Pour une renaissance africaine

De naissantes classes sociales

Nouvelle complexité qui a engendré des troubles et qui peut en engendrer d'encore plus graves par la suite, la société africaine, au tissu uniforme et serré, se fragmente : opposition entre villes et campagnes et, dans les villes, entre les naissantes classes sociales. La décolonisation a ses profiteurs, et ce vocable péjoratif est souvent mérité par ceux des membres de la nouvelle bourgeoisie africaine qui manient le vocabulaire le plus révolutionnaire et professent un orthodoxe marxisme. On essaie, avec raison, de donner mauvaise conscience au monde « nanti » en face de la misère du Tiers-Monde. Mais dans ce Tiers-Monde, comment ne pas stigmatiser les ministres à belles villas, qui, en quelques semaines d'un travail souvent peu effectif, gagnent plus qu'un paysan, son frère, pendant plusieurs années de sa vie, tout en se rassurant l'âme par de beaux propos sur l'austérité, tenus entre deux whiskies ! Certes, de plus en plus, de jeunes hauts-fonctionnaires réagissent et l'insolence d'un certain luxe n'aura qu'un temps. Malheureusement, dans cette classe quand même exploiteuse, les meilleurs ne voient trop souvent le bien de l'Afrique qu'à travers les lunettes européennes chaussées au Quartier Latin.
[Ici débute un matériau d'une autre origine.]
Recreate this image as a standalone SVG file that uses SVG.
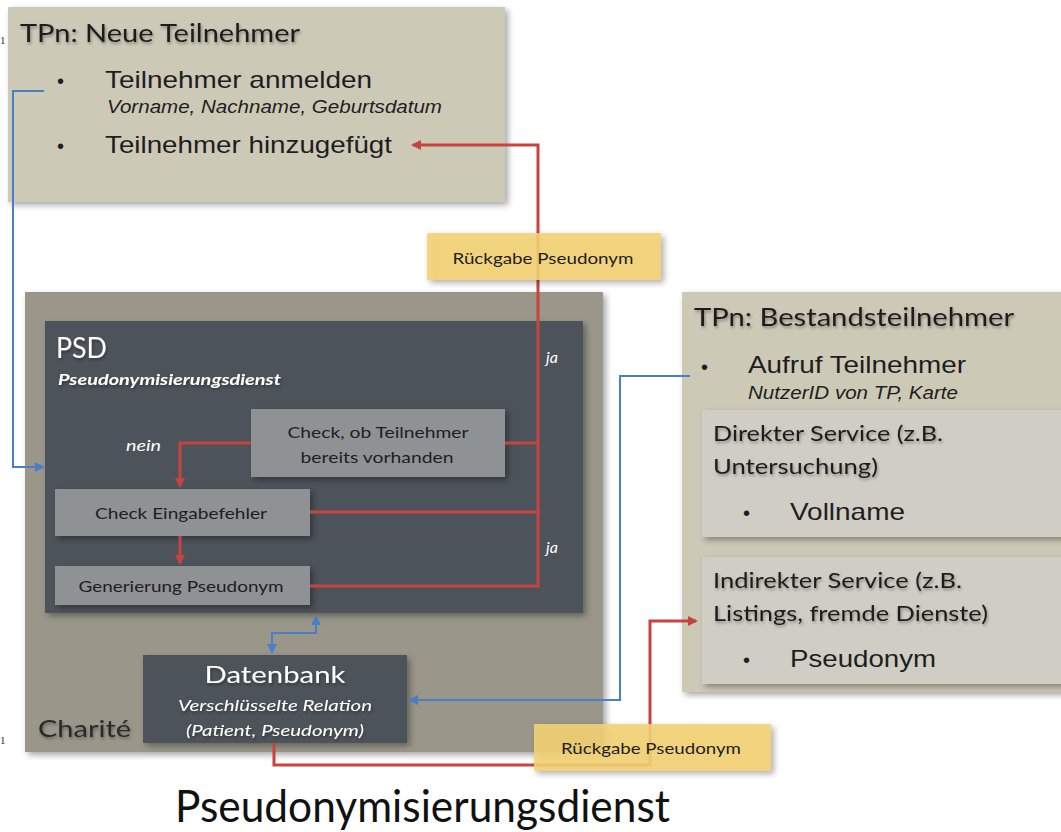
<svg xmlns="http://www.w3.org/2000/svg" width="1061" height="832" viewBox="0 0 1061 832">
  <defs>
    <filter id="boxShadow" x="-10%" y="-10%" width="125%" height="125%">
      <feDropShadow dx="3" dy="3" stdDeviation="3" flood-color="#000" flood-opacity="0.35"/>
    </filter>
    <filter id="textShadow" x="-5%" y="-30%" width="115%" height="180%">
      <feDropShadow dx="1" dy="2" stdDeviation="1.5" flood-color="#000" flood-opacity="0.35"/>
    </filter>
    <marker id="arrRed" markerWidth="10" markerHeight="10" refX="8" refY="5" orient="auto" markerUnits="userSpaceOnUse">
      <path d="M0,0 L10,5 L0,10 z" fill="#c9433e"/>
    </marker>
    <marker id="arrBlue" markerWidth="10" markerHeight="10" refX="8" refY="5" orient="auto" markerUnits="userSpaceOnUse">
      <path d="M0,0 L10,5 L0,10 z" fill="#4a7fc5"/>
    </marker>
    <marker id="arrBlueStart" markerWidth="10" markerHeight="10" refX="2" refY="5" orient="auto" markerUnits="userSpaceOnUse">
      <path d="M10,0 L0,5 L10,10 z" fill="#4a7fc5"/>
    </marker>
    <style>
      .cal { font-family: Lato, "Open Sans", "Noto Sans", sans-serif; }
      .ari { font-family: "Liberation Sans", Arial, sans-serif; }
      .tan { fill: #cdc9b7; }
      .lite { fill: #d0cdc4; }
      .dark { fill: #4d535a; }
      .step { fill: #8e9295; }
      .tag { fill: #f4d374; fill-opacity: 0.88; }
      .red { fill: none; stroke: #c9433e; stroke-width: 3; }
      .blue { fill: none; stroke: #4a7fc5; stroke-width: 2; }
      .wt { fill: #ffffff; }
      .dk { fill: #1e1e1e; }
    </style>
  </defs>

  <rect width="1061" height="832" fill="#ffffff"/>

  <!-- small page marks at the left edge -->
  <text x="0" y="44" font-family="Liberation Serif, serif" font-size="11" fill="#333">1</text>
  <text x="0" y="744" font-family="Liberation Serif, serif" font-size="11" fill="#333">1</text>

  <!-- existing participants -->
  <g id="tp-bestand">
    <rect x="682" y="292" width="385" height="400" class="tan" filter="url(#boxShadow)"/>
    <text x="694" y="326" class="cal dk" font-size="25" textLength="320" lengthAdjust="spacingAndGlyphs" filter="url(#textShadow)">TPn: Bestandsteilnehmer</text>
    <text x="701" y="374" class="ari dk" font-size="20">•</text>
    <text x="748" y="373" class="ari dk" font-size="24" textLength="218" lengthAdjust="spacingAndGlyphs">Aufruf Teilnehmer</text>
    <text x="748" y="399" class="ari dk" font-size="18" font-style="italic" textLength="210" lengthAdjust="spacingAndGlyphs">NutzerID von TP, Karte</text>
  </g>
  <g id="service-direkt">
    <rect x="702" y="410" width="365" height="127" class="lite" filter="url(#boxShadow)"/>
    <text x="713" y="441" class="cal dk" font-size="21" textLength="230" lengthAdjust="spacingAndGlyphs" filter="url(#textShadow)">Direkter Service (z.B.</text>
    <text x="713" y="474" class="cal dk" font-size="21" textLength="165" lengthAdjust="spacingAndGlyphs" filter="url(#textShadow)">Untersuchung)</text>
    <text x="743" y="520" class="ari dk" font-size="20">•</text>
    <text x="790" y="520" class="ari dk" font-size="24" textLength="115" lengthAdjust="spacingAndGlyphs">Vollname</text>
  </g>
  <g id="service-indirekt">
    <rect x="702" y="557" width="365" height="127" class="lite" filter="url(#boxShadow)"/>
    <text x="713" y="588" class="cal dk" font-size="21" textLength="249" lengthAdjust="spacingAndGlyphs" filter="url(#textShadow)">Indirekter Service (z.B.</text>
    <text x="713" y="621" class="cal dk" font-size="21" textLength="275" lengthAdjust="spacingAndGlyphs" filter="url(#textShadow)">Listings, fremde Dienste)</text>
    <text x="743" y="667" class="ari dk" font-size="20">•</text>
    <text x="790" y="667" class="ari dk" font-size="24" textLength="146" lengthAdjust="spacingAndGlyphs">Pseudonym</text>
  </g>

  <!-- new participants -->
  <g id="tp-neu">
    <rect x="8" y="7" width="497" height="195" class="tan" filter="url(#boxShadow)"/>
    <text x="20" y="42" class="cal dk" font-size="25" textLength="280" lengthAdjust="spacingAndGlyphs" filter="url(#textShadow)">TPn: Neue Teilnehmer</text>
    <text x="57" y="88" class="ari dk" font-size="20">•</text>
    <text x="105" y="88" class="ari dk" font-size="24" textLength="267" lengthAdjust="spacingAndGlyphs">Teilnehmer anmelden</text>
    <text x="107" y="113" class="ari dk" font-size="18" font-style="italic" textLength="335" lengthAdjust="spacingAndGlyphs">Vorname, Nachname, Geburtsdatum</text>
    <text x="57" y="153" class="ari dk" font-size="20">•</text>
    <text x="105" y="153" class="ari dk" font-size="24" textLength="287" lengthAdjust="spacingAndGlyphs">Teilnehmer hinzugefügt</text>
  </g>

  <!-- Charité container -->
  <g id="charite">
    <rect x="25" y="292" width="578" height="460" fill="#9a978a" filter="url(#boxShadow)"/>
    <text x="38" y="737" class="cal" font-size="24" fill="#2a2a2a" textLength="93" lengthAdjust="spacingAndGlyphs" filter="url(#textShadow)">Charité</text>
  </g>

  <!-- pseudonymisation service -->
  <g id="psd">
    <rect x="45" y="321" width="538" height="292" class="dark" filter="url(#boxShadow)"/>
    <text x="56" y="358" class="cal wt" font-size="28" textLength="51" lengthAdjust="spacingAndGlyphs" filter="url(#textShadow)">PSD</text>
    <text x="58" y="385" class="cal wt" font-size="16" font-style="italic" font-weight="bold" textLength="223" lengthAdjust="spacingAndGlyphs" filter="url(#textShadow)">Pseudonymisierungsdienst</text>
    <text x="546" y="363" class="cal wt" font-size="16" font-style="italic">ja</text>
    <text x="546" y="553" class="cal wt" font-size="16" font-style="italic">ja</text>
    <text x="126" y="451" class="cal wt" font-size="16" font-style="italic" textLength="35" lengthAdjust="spacingAndGlyphs">nein</text>
  </g>
  <g id="check-vorhanden">
    <rect x="251" y="409" width="254" height="68" class="step" filter="url(#boxShadow)"/>
    <text x="378" y="438" class="cal dk" font-size="16" text-anchor="middle" textLength="181" lengthAdjust="spacingAndGlyphs">Check, ob Teilnehmer</text>
    <text x="377" y="463" class="cal dk" font-size="16" text-anchor="middle" textLength="153" lengthAdjust="spacingAndGlyphs">bereits vorhanden</text>
  </g>
  <g id="check-eingabe">
    <rect x="55" y="489" width="255" height="47" class="step" filter="url(#boxShadow)"/>
    <text x="181" y="519" class="cal dk" font-size="16" text-anchor="middle" textLength="172" lengthAdjust="spacingAndGlyphs">Check Eingabefehler</text>
  </g>
  <g id="generierung">
    <rect x="55" y="566" width="255" height="39" class="step" filter="url(#boxShadow)"/>
    <text x="181" y="592" class="cal dk" font-size="16" text-anchor="middle" textLength="205" lengthAdjust="spacingAndGlyphs">Generierung Pseudonym</text>
  </g>

  <!-- database -->
  <g id="datenbank">
    <rect x="143" y="655" width="264" height="88" class="dark" filter="url(#boxShadow)"/>
    <text x="275" y="683" class="cal wt" font-size="24" text-anchor="middle" textLength="141" lengthAdjust="spacingAndGlyphs" filter="url(#textShadow)">Datenbank</text>
    <text x="275" y="711" class="cal wt" font-size="16" font-style="italic" text-anchor="middle" textLength="194" lengthAdjust="spacingAndGlyphs" filter="url(#textShadow)">Verschlüsselte Relation</text>
    <text x="275" y="736" class="cal wt" font-size="16" font-style="italic" text-anchor="middle" textLength="178" lengthAdjust="spacingAndGlyphs" filter="url(#textShadow)">(Patient, Pseudonym)</text>
  </g>

  <!-- connectors -->
  <g id="connectors">
    <!-- registration request into the service -->
    <polyline class="blue" points="44,91 13,91 13,467 43,467" marker-end="url(#arrBlue)"/>
    <!-- lookup of existing participants into the database -->
    <polyline class="blue" points="690,376 620,376 620,700 410,700" marker-end="url(#arrBlue)"/>
    <!-- service <-> database -->
    <polyline class="blue" points="316,617 316,633 272,633 272,652" marker-start="url(#arrBlueStart)" marker-end="url(#arrBlue)"/>
    <!-- decision flow -->
    <polyline class="red" points="251,443 180,443 180,486" marker-end="url(#arrRed)"/>
    <polyline class="red" points="180,536 180,563" marker-end="url(#arrRed)"/>
    <polyline class="red" points="505,443 538,443"/>
    <polyline class="red" points="310,512 538,512"/>
    <polyline class="red" points="310,586 538,586 538,145 413,145" marker-end="url(#arrRed)"/>
    <!-- pseudonym back to indirect services -->
    <polyline class="red" points="274,743 274,765 650,765 650,621 696,621" marker-end="url(#arrRed)"/>
  </g>

  <!-- return labels -->
  <g id="label-rueckgabe-1">
    <rect x="427" y="233" width="234" height="47" class="tag" filter="url(#boxShadow)"/>
    <text x="543" y="264" class="cal dk" font-size="15" text-anchor="middle" textLength="181" lengthAdjust="spacingAndGlyphs">Rückgabe Pseudonym</text>
  </g>
  <g id="label-rueckgabe-2">
    <rect x="534" y="724" width="237" height="47" class="tag" filter="url(#boxShadow)"/>
    <text x="651" y="754" class="cal dk" font-size="15" text-anchor="middle" textLength="180" lengthAdjust="spacingAndGlyphs">Rückgabe Pseudonym</text>
  </g>

  <!-- caption -->
  <text x="175" y="822" class="cal" font-size="44" fill="#111" textLength="495" lengthAdjust="spacingAndGlyphs">Pseudonymisierungsdienst</text>
</svg>
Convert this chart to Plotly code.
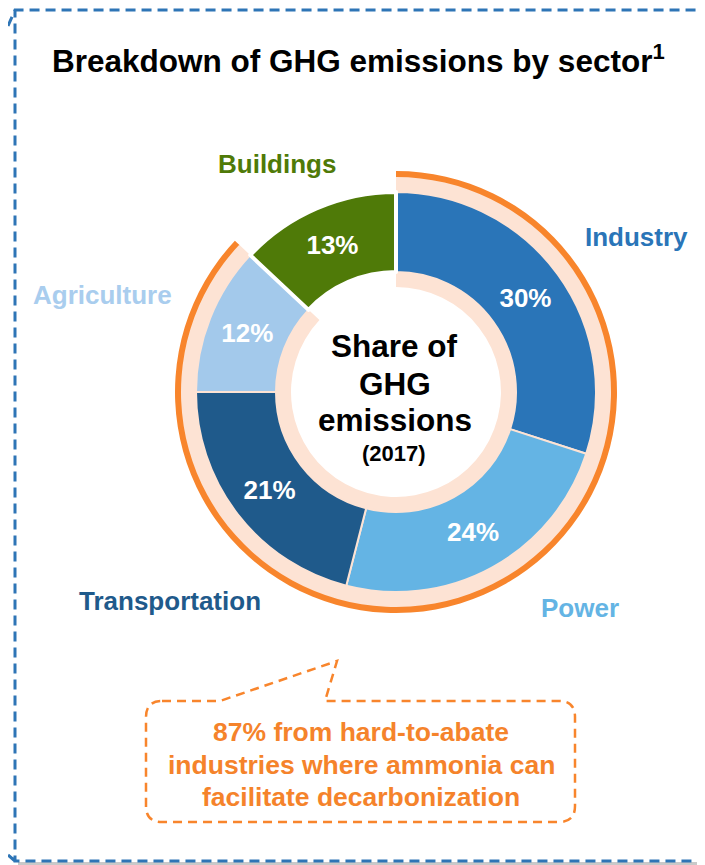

Leur ignorance de la véritable Afrique, de ses qualités et de ses vertus est tragique, même, bien souvent, quand ils dissertent – très à l'Occidentale – de négritude et d'africanité.

Mais voici le plus douloureux de notre Afrique : les faubourgs. A quoi bon décrire leurs promiscuités, avec leurs dégradations et ce milieu de la sursexualisation où les enfants n'attendent même pas la puberté pour jouer leur rôle ! Rappelons seulement que sur cent mille habitants des faubourgs de Brazzaville, il n'en est même pas six mille à vivre d'un métier avouable. Masses misérables ayant perdu leur éthique tribale sans accéder à une morale.

Les campagnes que désertent les jeunes, souffrent aussi du choc de l'Occident. Leur âme est blessée. Les Traditions du Terroir s'effritent, mais en survivent, comme des proliférations cancéreuses des superstitions et des sorcelleries. Les buildings des villes se profilent à l'horizon des rêves, comme des mirages, entraînant le dégoût d'une vie quotidienne moins malheureuse pourtant, bien souvent, que celle de villes.